Another champion from the last week is Alexander Zverev. The German star has come a long way since I spotlighted him as a rising star two years ago. Zverev took down the ATP Munich title, albeit with a draw that could only be called modestly difficult at best. The 20-year-old had a first-round bye and then survived four rounds against Jeremy Chardy, Jan-Lennard Struff, Roberta Bautista-Agut, and Guido Pella. Bautista-Agut is certainly a difficult player, but the other ones are intermittent in terms of form. Zverev now has his 2nd title of the season having previously won Montpellier. Furthermore, the German has his third career title and his first on the clay-court surface.
“I lost the final in Halle last year (to Florian Mayer), which was very painful,” Zverev claimed after the Munich final. “I really wanted to win a tournament in Germany, which I’ve done now and I’m very happy about it. Obviously my first title on clay as well. It’s a great feeling right now.”
As a French Open pick, the 20-year old German can’t really be taken too seriously yet with no proven ability to win five-set matches with enough frequency. However, increasingly he is looking like a threat for the fourth round of majors, in my opinion, with the quarters his likely ceiling at this point in his career.

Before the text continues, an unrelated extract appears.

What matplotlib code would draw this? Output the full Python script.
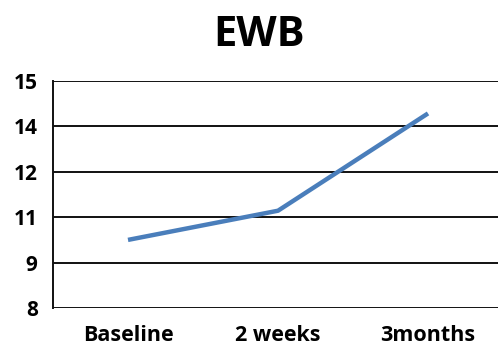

The final titlist this week was Pablo Carreno-Busta of Spain. He won the Estoril title through a draw that was hardly basic. Carreno-Busta beat all of Tommy Robredo, Nicolas Almagro, David Ferrer, and Gilles Muller. Those four players have all made at least the quarterfinals of a Grand Slam with Almagro and Ferrer both noteworthy clay courters. With a trio of Spaniards scalped and with time on his side, the 25-year old Carreno-Busta may soon emerge as Spain’s 2nd-best player on tour.

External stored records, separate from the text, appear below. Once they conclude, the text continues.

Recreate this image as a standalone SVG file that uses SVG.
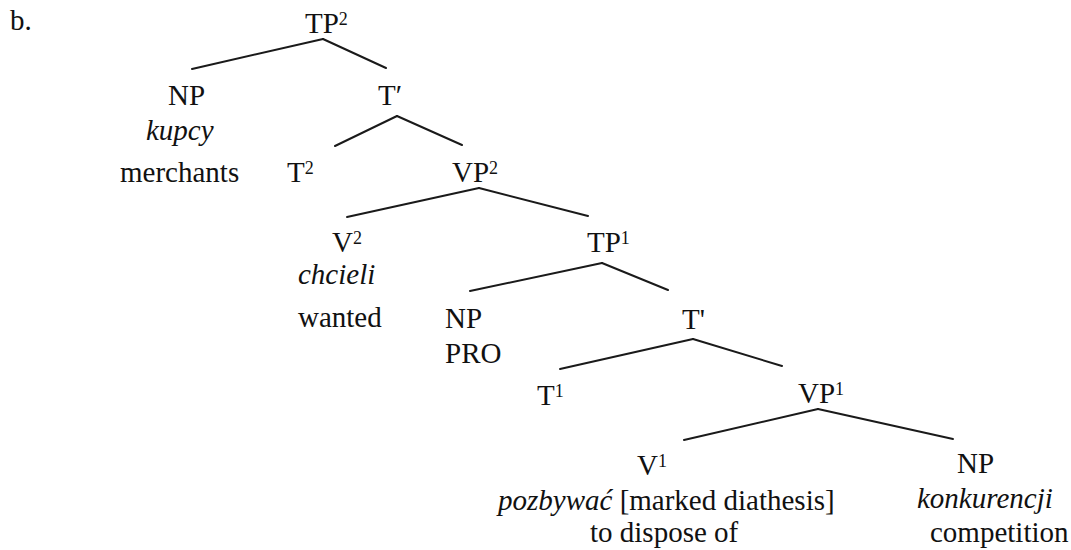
<svg xmlns="http://www.w3.org/2000/svg" width="1071" height="550" viewBox="0 0 1071 550">
<style>
text{font-size:29px;fill:#111}
.i{font-style:italic}
.s{font-size:18px}
#edges line{stroke:#1a1a1a;stroke-width:2;stroke-linecap:round}
</style>
<rect width="1071" height="550" fill="#fff"/>
<g font-family="Liberation Serif, Tinos, DejaVu Serif, serif">
<text x="10" y="30">b.</text>
<g id="edges">
<line x1="323" y1="39" x2="192" y2="69"/>
<line x1="323" y1="39" x2="386" y2="68"/>
<line x1="397" y1="116" x2="335" y2="146"/>
<line x1="397" y1="116" x2="462" y2="145"/>
<line x1="479" y1="188" x2="347" y2="217"/>
<line x1="479" y1="188" x2="588" y2="216"/>
<line x1="602" y1="263" x2="470" y2="291"/>
<line x1="602" y1="263" x2="668" y2="290"/>
<line x1="693" y1="339" x2="560" y2="369"/>
<line x1="693" y1="339" x2="782" y2="366"/>
<line x1="818" y1="409" x2="684" y2="440"/>
<line x1="818" y1="409" x2="953" y2="439"/>
</g>
<g id="TP2"><text x="305" y="33">TP<tspan class="s" dy="-8">2</tspan></text></g>
<g id="NP_kupcy"><text x="168" y="105">NP</text><text class="i" x="146" y="140">kupcy</text><text x="120" y="182">merchants</text></g>
<g id="Tbar2"><text x="378" y="105">T′</text></g>
<g id="T2"><text x="287" y="182">T<tspan class="s" dy="-8">2</tspan></text></g>
<g id="VP2"><text x="452" y="182">VP<tspan class="s" dy="-8">2</tspan></text></g>
<g id="V2"><text x="332" y="252">V<tspan class="s" dy="-8">2</tspan></text><text class="i" x="298" y="284">chcieli</text><text x="298" y="327">wanted</text></g>
<g id="TP1"><text x="587" y="252">TP<tspan class="s" dy="-8">1</tspan></text></g>
<g id="NP_PRO"><text x="445" y="328">NP</text><text x="445" y="363">PRO</text></g>
<g id="Tbar1"><text x="682" y="329">T'</text></g>
<g id="T1"><text x="537" y="405">T<tspan class="s" dy="-8">1</tspan></text></g>
<g id="VP1"><text x="798" y="403">VP<tspan class="s" dy="-8">1</tspan></text></g>
<g id="V1"><text x="637" y="475">V<tspan class="s" dy="-8">1</tspan></text><text x="498" y="510"><tspan class="i">pozbywać</tspan> [marked diathesis]</text><text x="590" y="542">to dispose of</text></g>
<g id="NP_konkurencji"><text x="957" y="473">NP</text><text class="i" x="917" y="508">konkurencji</text><text x="930" y="542">competition</text></g>
</g>
</svg>
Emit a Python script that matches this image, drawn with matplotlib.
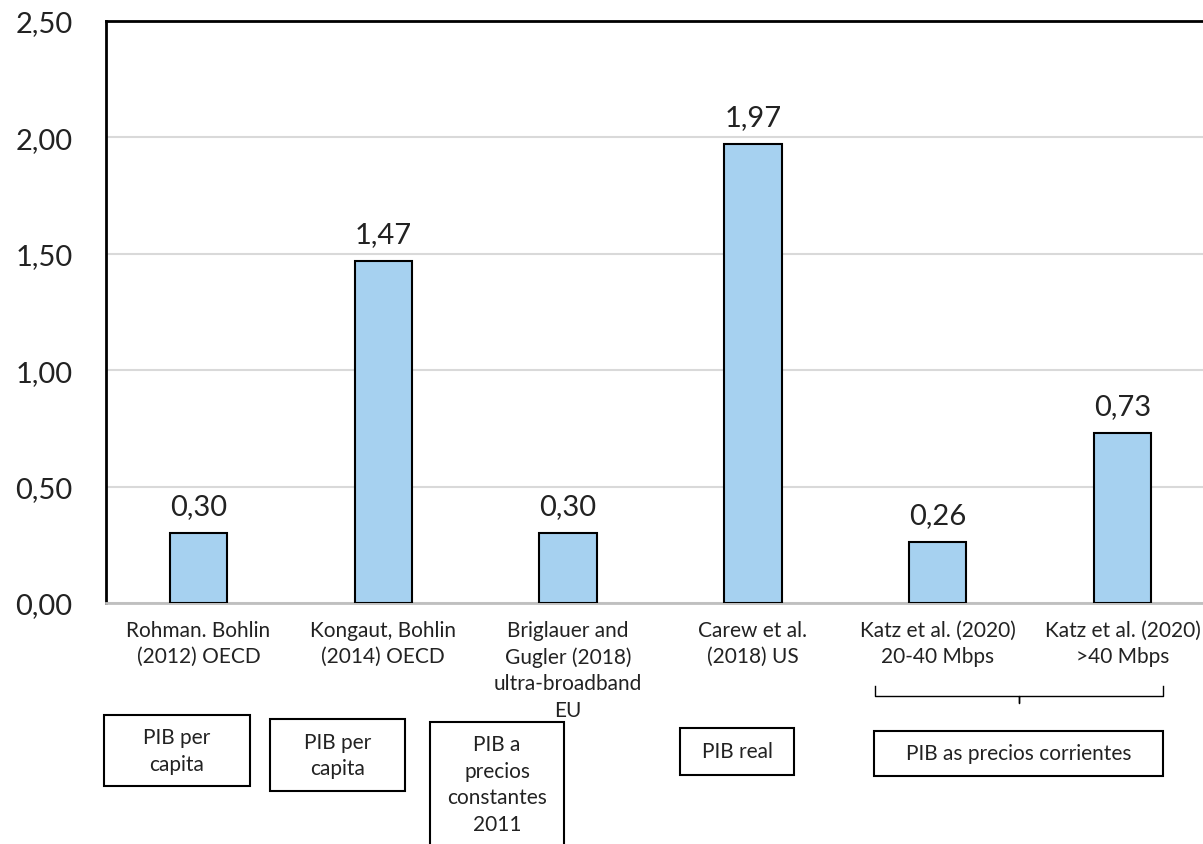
import matplotlib
matplotlib.use("Agg")
import matplotlib.pyplot as plt
from matplotlib.patches import Rectangle
from matplotlib.lines import Line2D

# datos
estudios = ["Rohman. Bohlin\n(2012) OECD",
            "Kongaut, Bohlin\n(2014) OECD",
            "Briglauer and\nGugler (2018)\nultra-broadband\nEU",
            "Carew et al.\n(2018) US",
            "Katz et al. (2020)\n20-40 Mbps",
            "Katz et al. (2020)\n>40 Mbps"]
valores = [0.30, 1.47, 0.30, 1.97, 0.26, 0.73]
y_ticks = [0.0, 0.5, 1.0, 1.5, 2.0, 2.5]
cajas = ["PIB per\ncapita", "PIB per\ncapita",
         "PIB a\nprecios\nconstantes\n2011", "PIB real",
         "PIB as precios corrientes"]

W, H = 1203, 845
plt.rcParams['font.family'] = ['Lato', 'DejaVu Sans']

fig = plt.figure(figsize=(W / 100, H / 100), dpi=100)
ax = fig.add_axes([106 / W, (H - 604) / H, 1 - 106 / W + 0.01, (604 - 22) / H])

x = range(len(valores))
ax.bar(x, valores, width=0.31, color='#A6D1F0', edgecolor='black', linewidth=1.5, zorder=3)
for i, v in enumerate(valores):
    ax.text(i, v + 0.06, f"{v:.2f}".replace('.', ','), ha='center', va='bottom',
            fontsize=21, color='#222222')

ax.set_xlim(-0.5, 5.5)
ax.set_ylim(0, 2.5)
ax.set_yticks(y_ticks)
ax.set_yticklabels([f"{t:.2f}".replace('.', ',') for t in y_ticks], fontsize=21, color='#222222')
ax.set_xticks(list(x))
ax.set_xticklabels(estudios, fontsize=15, color='#222222', linespacing=1.4, va='top')
ax.tick_params(axis='y', length=0, pad=24)
ax.tick_params(axis='x', length=0, pad=12)
ax.grid(axis='y', color='#d9d9d9', linewidth=1.5, zorder=0)
ax.set_axisbelow(True)
for s in ['left', 'top']:
    ax.spines[s].set_color('black')
    ax.spines[s].set_linewidth(2)
ax.spines['right'].set_visible(False)
ax.spines['bottom'].set_color('#bfbfbf')
ax.spines['bottom'].set_linewidth(2)


def px(x0, y0):
    return x0 / W, 1 - y0 / H


# cajas de texto bajo el eje (x0, y0, x1, y1 en píxeles)
pos_cajas = [(104, 716, 250, 787), (270, 720, 405, 792), (430, 723, 564, 860),
             (680, 729, 794, 776), (874, 732, 1163, 777)]
for texto, (x0, y0, x1, y1) in zip(cajas, pos_cajas):
    fx0, fy1 = px(x0, y1)
    fx1, fy0 = px(x1, y0)
    fig.add_artist(Rectangle((fx0, fy1), fx1 - fx0, fy0 - fy1, transform=fig.transFigure,
                             fill=False, edgecolor='black', linewidth=1.5))
    yc = (y0 + y1) / 2
    if y1 > H:
        yc = 785
    fig.text((x0 + x1) / 2 / W, 1 - yc / H, texto, ha='center', va='center',
             fontsize=15, color='#222222', linespacing=1.4)

# llave para los dos estudios de Katz
bx0, bx1, by0, by1, bym, byt = 875, 1163, 687, 697, 1019, 704
pts = [(bx0, by0), (bx0, by1), (bym, by1), (bym, byt), (bym, by1), (bx1, by1), (bx1, by0)]
fig.add_artist(Line2D([p[0] / W for p in pts], [1 - p[1] / H for p in pts],
                      transform=fig.transFigure, color='black', linewidth=1))

fig.savefig("out.png", dpi=100)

“It’s my first title on clay, so I’m really happy. It wasn’t an easy match today because of his serve and also the volley, but I was confident with my serve. He served better in the second set, but I played better in the tie-break,” Carreno-Busta stated in a post-match interview with the ATP.
All eyes now turn to the 2017 Madrid Masters. Early-round action has already begun, and late-round action is likely to include the likes of Rafael Nadal, Novak Djokovic, Andy Murray, and Dominic Thiem.